The European political establishment hates the Second Amendment for its ultimate repudiation of big government.
To understand the European viewpoint, consider the debate on Britain's Sky News channel, Tuesday evening, between liberal columnist Yasmin Alibhai-Brown and libertarian editor Brendan O'Neill.
As O'Neill calmly outlined why gun ownership represents positive individual freedom, Alibhai-Brown quickly lost her cool, "That is not a moral position!" she shouted, adding that the Second Amendment was designed for a time "When [Americans] were massacring Native Americans ... hundreds of thousands of people were being killed." The journalist, who was "really depressed" when Bin Laden was killed, then delivered her punch line, "Change your mind, you'll still be a man."

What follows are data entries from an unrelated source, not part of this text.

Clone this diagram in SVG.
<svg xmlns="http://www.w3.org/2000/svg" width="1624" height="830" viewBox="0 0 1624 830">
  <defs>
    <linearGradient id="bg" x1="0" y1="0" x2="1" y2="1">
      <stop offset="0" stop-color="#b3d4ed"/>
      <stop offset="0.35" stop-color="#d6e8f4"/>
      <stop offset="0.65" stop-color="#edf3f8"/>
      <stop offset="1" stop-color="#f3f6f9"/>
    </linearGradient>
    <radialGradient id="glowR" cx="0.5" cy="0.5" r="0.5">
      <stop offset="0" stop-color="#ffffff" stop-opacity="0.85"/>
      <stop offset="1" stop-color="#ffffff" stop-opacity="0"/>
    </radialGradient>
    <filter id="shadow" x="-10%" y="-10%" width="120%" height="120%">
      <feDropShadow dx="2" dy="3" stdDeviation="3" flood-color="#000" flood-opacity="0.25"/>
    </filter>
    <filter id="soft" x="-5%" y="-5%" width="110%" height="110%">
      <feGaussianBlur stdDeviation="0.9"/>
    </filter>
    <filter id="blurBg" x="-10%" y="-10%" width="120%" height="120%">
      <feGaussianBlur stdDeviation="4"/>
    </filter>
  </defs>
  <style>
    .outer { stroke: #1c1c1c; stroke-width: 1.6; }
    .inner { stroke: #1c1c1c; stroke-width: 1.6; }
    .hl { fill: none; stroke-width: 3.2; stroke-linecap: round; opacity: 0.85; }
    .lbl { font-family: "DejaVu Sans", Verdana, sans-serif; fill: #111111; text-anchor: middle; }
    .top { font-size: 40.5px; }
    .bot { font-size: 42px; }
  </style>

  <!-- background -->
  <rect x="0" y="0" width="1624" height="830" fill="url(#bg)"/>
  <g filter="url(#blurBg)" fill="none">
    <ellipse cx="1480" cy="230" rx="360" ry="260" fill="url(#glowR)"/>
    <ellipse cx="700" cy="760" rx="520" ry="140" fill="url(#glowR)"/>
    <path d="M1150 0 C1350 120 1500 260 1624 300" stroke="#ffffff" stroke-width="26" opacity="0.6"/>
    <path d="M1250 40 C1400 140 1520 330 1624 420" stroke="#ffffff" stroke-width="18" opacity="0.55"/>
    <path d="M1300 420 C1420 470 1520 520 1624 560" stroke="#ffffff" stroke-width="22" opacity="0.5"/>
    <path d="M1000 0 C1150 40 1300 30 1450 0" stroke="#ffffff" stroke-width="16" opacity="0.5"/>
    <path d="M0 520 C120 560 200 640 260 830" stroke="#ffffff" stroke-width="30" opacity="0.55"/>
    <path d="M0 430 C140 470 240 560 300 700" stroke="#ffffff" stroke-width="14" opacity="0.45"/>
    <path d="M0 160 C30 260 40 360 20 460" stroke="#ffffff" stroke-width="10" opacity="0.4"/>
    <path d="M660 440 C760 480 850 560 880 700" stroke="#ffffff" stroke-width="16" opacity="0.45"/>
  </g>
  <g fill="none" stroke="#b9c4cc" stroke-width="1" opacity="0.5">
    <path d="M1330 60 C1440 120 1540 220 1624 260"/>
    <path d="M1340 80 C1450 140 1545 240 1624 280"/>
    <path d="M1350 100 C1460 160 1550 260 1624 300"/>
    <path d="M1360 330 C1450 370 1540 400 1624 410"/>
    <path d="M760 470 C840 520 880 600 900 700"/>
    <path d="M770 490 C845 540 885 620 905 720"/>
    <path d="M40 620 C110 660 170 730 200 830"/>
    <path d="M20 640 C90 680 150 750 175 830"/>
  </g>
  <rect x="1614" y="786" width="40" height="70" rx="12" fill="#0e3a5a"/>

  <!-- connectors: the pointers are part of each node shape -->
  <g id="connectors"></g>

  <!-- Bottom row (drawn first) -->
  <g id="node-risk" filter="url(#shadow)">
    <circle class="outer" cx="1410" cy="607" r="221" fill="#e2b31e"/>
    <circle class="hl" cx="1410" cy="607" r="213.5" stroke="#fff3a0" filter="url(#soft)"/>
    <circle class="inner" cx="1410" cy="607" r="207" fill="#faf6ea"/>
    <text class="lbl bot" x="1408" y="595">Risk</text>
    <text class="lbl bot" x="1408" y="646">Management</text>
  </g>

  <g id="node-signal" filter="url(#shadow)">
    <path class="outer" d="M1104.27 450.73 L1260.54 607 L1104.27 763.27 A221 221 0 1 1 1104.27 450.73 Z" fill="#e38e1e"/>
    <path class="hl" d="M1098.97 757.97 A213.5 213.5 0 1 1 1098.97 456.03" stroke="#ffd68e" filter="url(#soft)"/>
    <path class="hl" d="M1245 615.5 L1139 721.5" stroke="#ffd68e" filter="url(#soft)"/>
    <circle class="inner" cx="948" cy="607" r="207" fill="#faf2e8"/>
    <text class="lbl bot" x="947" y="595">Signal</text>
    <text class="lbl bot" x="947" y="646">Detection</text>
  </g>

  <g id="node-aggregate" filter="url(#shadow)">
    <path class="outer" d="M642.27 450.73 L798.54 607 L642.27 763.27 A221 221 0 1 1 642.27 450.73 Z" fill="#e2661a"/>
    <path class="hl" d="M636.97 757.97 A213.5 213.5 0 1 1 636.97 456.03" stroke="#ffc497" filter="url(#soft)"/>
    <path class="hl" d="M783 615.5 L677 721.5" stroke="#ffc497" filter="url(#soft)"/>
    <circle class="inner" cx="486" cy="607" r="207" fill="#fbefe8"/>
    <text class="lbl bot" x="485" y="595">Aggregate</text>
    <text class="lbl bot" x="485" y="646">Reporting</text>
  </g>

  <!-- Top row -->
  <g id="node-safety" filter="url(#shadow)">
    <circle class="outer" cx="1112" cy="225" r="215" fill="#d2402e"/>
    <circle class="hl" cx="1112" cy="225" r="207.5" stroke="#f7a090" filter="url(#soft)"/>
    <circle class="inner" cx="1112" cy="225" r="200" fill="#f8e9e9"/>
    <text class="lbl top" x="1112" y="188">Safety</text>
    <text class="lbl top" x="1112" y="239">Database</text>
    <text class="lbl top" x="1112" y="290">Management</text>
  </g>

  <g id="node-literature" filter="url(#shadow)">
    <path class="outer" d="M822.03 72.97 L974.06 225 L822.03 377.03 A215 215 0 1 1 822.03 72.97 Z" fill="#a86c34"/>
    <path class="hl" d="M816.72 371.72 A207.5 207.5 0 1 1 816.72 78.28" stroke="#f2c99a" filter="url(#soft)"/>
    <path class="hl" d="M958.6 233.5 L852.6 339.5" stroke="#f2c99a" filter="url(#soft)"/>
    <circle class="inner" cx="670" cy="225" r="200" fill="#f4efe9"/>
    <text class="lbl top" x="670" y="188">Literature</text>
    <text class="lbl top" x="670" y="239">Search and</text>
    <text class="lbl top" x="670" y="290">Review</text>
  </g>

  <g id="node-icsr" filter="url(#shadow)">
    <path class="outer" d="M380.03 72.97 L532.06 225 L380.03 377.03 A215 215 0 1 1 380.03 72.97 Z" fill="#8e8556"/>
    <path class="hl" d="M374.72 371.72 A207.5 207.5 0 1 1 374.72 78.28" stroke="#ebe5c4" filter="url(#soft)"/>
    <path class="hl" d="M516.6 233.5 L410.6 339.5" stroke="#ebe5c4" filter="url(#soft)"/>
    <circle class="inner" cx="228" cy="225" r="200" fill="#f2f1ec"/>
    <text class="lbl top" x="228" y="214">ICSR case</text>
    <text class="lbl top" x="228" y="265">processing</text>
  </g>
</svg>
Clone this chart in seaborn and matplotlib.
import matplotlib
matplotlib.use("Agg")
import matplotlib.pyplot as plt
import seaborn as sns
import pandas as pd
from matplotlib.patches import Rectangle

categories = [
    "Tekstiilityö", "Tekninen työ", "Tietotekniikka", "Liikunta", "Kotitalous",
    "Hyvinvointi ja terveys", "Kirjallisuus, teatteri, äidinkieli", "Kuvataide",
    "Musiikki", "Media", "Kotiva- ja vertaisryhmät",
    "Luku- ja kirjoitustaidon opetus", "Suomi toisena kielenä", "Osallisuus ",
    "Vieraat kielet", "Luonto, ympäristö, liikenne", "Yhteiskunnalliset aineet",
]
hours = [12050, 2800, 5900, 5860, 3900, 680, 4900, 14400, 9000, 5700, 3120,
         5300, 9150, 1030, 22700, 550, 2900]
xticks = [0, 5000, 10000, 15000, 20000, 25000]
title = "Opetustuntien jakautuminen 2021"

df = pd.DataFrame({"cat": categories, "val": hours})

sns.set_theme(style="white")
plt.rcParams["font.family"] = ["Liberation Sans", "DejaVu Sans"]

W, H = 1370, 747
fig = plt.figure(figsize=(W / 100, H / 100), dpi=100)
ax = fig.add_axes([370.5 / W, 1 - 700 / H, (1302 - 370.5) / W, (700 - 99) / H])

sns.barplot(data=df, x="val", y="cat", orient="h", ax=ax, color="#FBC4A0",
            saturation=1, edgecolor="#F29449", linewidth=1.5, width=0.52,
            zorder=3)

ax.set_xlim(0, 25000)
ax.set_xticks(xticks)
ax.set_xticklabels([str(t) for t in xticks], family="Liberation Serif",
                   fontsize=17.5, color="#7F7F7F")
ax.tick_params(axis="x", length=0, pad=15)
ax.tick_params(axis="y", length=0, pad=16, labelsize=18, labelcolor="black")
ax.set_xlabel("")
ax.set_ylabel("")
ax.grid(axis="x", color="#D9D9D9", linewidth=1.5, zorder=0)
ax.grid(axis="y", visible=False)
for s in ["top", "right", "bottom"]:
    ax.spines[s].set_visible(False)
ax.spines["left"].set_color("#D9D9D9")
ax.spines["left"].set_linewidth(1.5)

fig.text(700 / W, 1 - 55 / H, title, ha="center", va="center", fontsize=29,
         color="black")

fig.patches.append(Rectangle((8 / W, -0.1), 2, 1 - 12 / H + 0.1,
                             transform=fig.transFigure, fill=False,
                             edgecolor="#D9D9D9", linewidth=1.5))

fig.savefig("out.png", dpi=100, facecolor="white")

Sorry, Yasmin, but 19th century Native American history is more complicated than genocide, and penis size has nothing to do with gun ownership. (Indeed, that's an insult to the tens of thousands of British vacationers who see gun ranges as required stops!)
Alibhai-Brown continued her tirade: "Don't put the shine of morality on your position!" she told O'Neill, "It is a deeply immoral position. To be so brainwashed about the Second Amendment that you don't see what you need to see!"
Note the Orwellian history-purge quality of Alibhai-Brown's words: "You don't see what you need to see." Alibhai-Brown has no interest in persuasion, only in re-education. The columnist then emphasized her point, stating, "No other western democracy feels the need to have the arming of its citizens."
Remember, this notion of "need" sits at the heart of left-wing ideology. Karl Marx explained that government must allocate power to individuals, "From each according to his ability, to each according to his needs." Alibhai-Brown cannot fathom that the individual choice of using guns to hunt, protect one's family, and guard against tyranny represents freedom. Indeed, she believes that government, not individuals, must shape what is and what is not freedom. And be under no illusions, this European perspective applies equally to speech as it does to guns.
Nevertheless, there's an insipid quality to this overconfidence in government. Consider the 2011 London riots, where, for three days, thousands of criminals ran rampant through the streets, stores, and gardens of the British capital. Families were abandoned to mob rule and, if only for a moment, British society flirted with anarchy.
While Americans should not ignore gun violence problems, gun control won't balance freedom with greater security. Instead, we must address the outsized proportion of gun violence attributable to young minority men, and the roots of that violence in collapsing families.